En el aula escolar, el maestro plantea lo siguiente: “Se tienen dos cuadrados, uno grande y otro pequeño. Al medir uno de los lados del cuadrado grande, se descubre que mide el doble de uno de los lados del cuadrado pequeño. Si se intenta calcular el área de ambos cuadrados, ¿el área del cuadrado grande será el doble del área del pequeño?”
En un primer intento, algunos niños responden con un sí contundente, pero se equivocan. Si el maestro dobla el cuadrado grande por sus puntos medios, se forman cuatro pequeños cuadrados. El niño puede sobreponer el cuadrado pequeño dentro del cuadrado grande, y descubre por sí mismo, que tiene cuatro cuadrados iguales al pequeño. Se realiza otro experimento: se construye un cuadrado cuyos lados miden tres veces lo que miden los lados del cuadrado pequeño. Nuevamente se hacen los dobleces en el cuadrado grande, y se obtienen nueve cuadrados igualitos al cuadrado pequeño.
“Si los lados de un cuadrado crecen 2 veces, el área crece 4 veces.
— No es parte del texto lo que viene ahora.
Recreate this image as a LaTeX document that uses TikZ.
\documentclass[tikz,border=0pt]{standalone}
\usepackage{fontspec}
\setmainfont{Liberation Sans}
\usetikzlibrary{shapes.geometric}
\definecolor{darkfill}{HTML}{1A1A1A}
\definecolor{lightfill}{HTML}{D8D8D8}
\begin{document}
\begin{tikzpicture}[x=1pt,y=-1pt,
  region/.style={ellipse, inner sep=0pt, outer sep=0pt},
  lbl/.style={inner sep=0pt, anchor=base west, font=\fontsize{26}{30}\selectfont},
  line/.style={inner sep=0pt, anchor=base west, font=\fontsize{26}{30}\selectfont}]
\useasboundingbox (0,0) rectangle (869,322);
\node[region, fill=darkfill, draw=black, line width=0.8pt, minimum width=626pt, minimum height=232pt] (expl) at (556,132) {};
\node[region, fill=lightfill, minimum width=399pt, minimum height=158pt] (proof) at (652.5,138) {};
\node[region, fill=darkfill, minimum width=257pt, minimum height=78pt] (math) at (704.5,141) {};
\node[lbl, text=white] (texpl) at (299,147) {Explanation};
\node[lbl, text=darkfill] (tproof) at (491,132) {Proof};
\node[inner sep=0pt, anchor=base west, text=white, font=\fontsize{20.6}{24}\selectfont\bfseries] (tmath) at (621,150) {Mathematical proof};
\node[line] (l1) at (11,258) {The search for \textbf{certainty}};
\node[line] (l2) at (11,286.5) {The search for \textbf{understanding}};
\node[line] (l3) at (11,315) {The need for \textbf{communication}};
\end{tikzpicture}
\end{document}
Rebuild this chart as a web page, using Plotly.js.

Si el lado crece 3 veces, el área crece 9 veces. ¿La relación existente entre 2 y 4, es la misma que existe entre 3 y 9? Si los lados de un cuadrado crecieran 5 veces, ¿el área crecería 25 veces?” – pregunta el maestro, insinuando la existencia de un patrón matemático.
Partiendo del supuesto de que el docente ha trabajado con anticipación algunos conceptos previos, tales como el concepto de potencia, el propósito educativo de toda la actividad es lograr que el estudiante “descubra la regla” que se oculta en el problema. Una vez que la descubre, el maestro debe motivar al estudiante para que intente justificar su respuesta. Este proceso de descubrimiento no sucede en forma instantánea en todos los estudiantes. En algunos no sucederá sino hasta que el docente experimente diferentes actividades didácticas alternativas.
Cuando la idea matemática aparece, el objetivo didáctico se ha logrado, y debe documentarse cuándo y cómo sucedió. Si el estudiante ha demostrado conocimiento matemático al resolver un problema en el aula, no tiene sentido aplicar una prueba escrita, que evaluaría por segunda vez lo que ya ha sido demostrado como objetivo logrado. Con el paso del tiempo, se inicia un proceso de desaprendizaje, por el cual las ideas se olvidan. Para evitar esto, conviene que las ideas matemáticas que se hayan logrado gracias a las actividades didácticas actuales, se conviertan en los conocimientos previos de actividades futuras, que plantearían problemas más y más complejos.
Supongamos que un estudiante universitario aplica un examen corto de cálculo diferencial, y supongamos que no logra responder el problema planteado. Entrega su examen en blanco, sale del aula, y mientras camina por el pasillo, de pronto se le ocurre una posible forma de resolverlo. Toma una hoja de papel, hace algunos cálculos, y descubre para su desgracia, que aunque acaba de resolver el problema, su razonamiento matemático ha llegado muy tarde, pues la evaluación tradicional no se apiada de nadie. La prueba escrita, se parece a una fotografía, que captura una imagen fija de la inteligencia, retrata solo un instante en el tiempo. En cambio, la evaluación cualitativa, es semejante a un video, que refleja la totalidad de algo en movimiento.
La verdadera evaluación es un proceso que debe darse al mismo tiempo que la actividad didáctica. La evaluación tradicional se hace a posteriori de la actividad didáctica, y no hace más que duplicar los resultados ya conocidos en la evaluación del proceso cotidiano, aumentando los costos educativos en elaboración, reproducción, aplicación y calificación de exámenes. La educación matemática debe construirse sobre proyectos de investigación de problemas de aplicación práctica, evaluados con registros anecdóticos, rúbricas analíticas y listas de cotejo. Esto le permitiría al docente observar objetivamente cuál ha sido el verdadero desempeño del estudiante durante el proceso educativo, y a su vez, permitiría al estudiante observar el valor práctico de la matemática, cuando ésta se aplica en su contexto.